Com o início do pagamento do benefício, coincidência ou não, as pesquisas passaram a indicar um aumento da popularidade do Presidente da República, especialmente em redutos onde até então experimentava certa rejeição, fato que gerou duas claras contradições  na política: 1) o mandatário máximo da nação, ao que parece seduzido pela possibilidade de reeleição, decidiu abrandar o tom neoliberal apregoado durante a campanha eleitoral e formalizado em sua proposta de governo, para adotar uma agenda, diga-se, mais social, gerando conflitos e baixas em sua equipe econômica; 2) os políticos tradicionalmente simpatizantes das políticas sociais, igualmente preocupados com a corrida eleitoral, passaram a acusar o presidente de fazer exatamente o que fizeram por anos, enquanto estiveram no poder, ou seja, de utilizar tais políticas como forma de cooptação de eleitores.

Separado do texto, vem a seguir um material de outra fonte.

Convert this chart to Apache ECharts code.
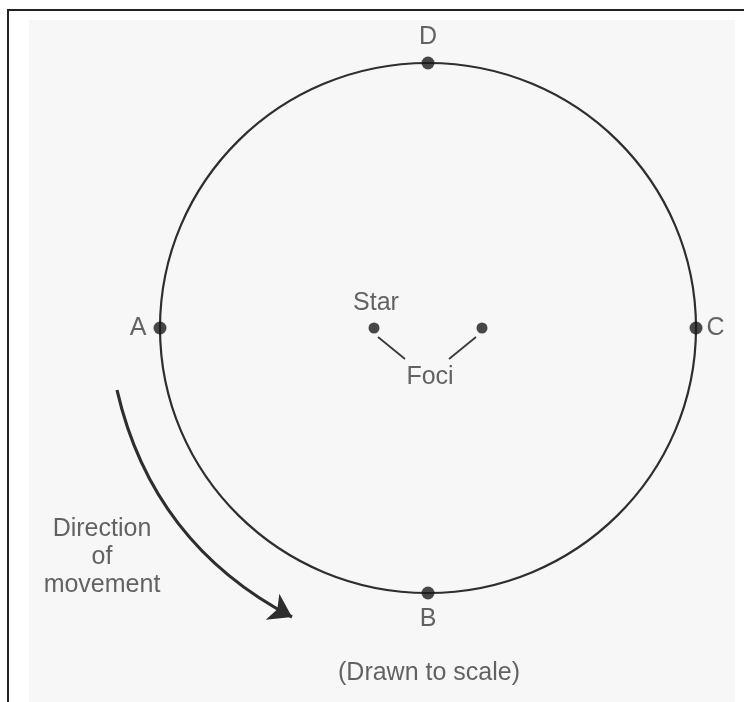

No âmbito da sociedade brasileira, esta recebeu com revolta, descontentamento e certa dose de hipocrisia, as denúncias de que pessoas abastadas estavam recebendo indevidamente o benefício, enquanto outros, de fato necessitados, aguardavam a liberação dos valores.

E, diante destes efeitos políticos, sociais e morais causados pela pequena “bolsa” emergencial, o ensinamento do Cristo exsurge em toda sua plenitude e atualidade, a demonstrar que, caso o Mestre retornasse à romagem terrestre em carne em osso, como muitos desejam e aguardam, certamente não faltariam novos “Judas” prontos a contribuírem para que novamente o seu destino final fosse a cruz do sacrifício, o que indica ainda que, passados mais de dois mil anos, a redenção da humanidade não prescinde do sofrimento para a sua realização.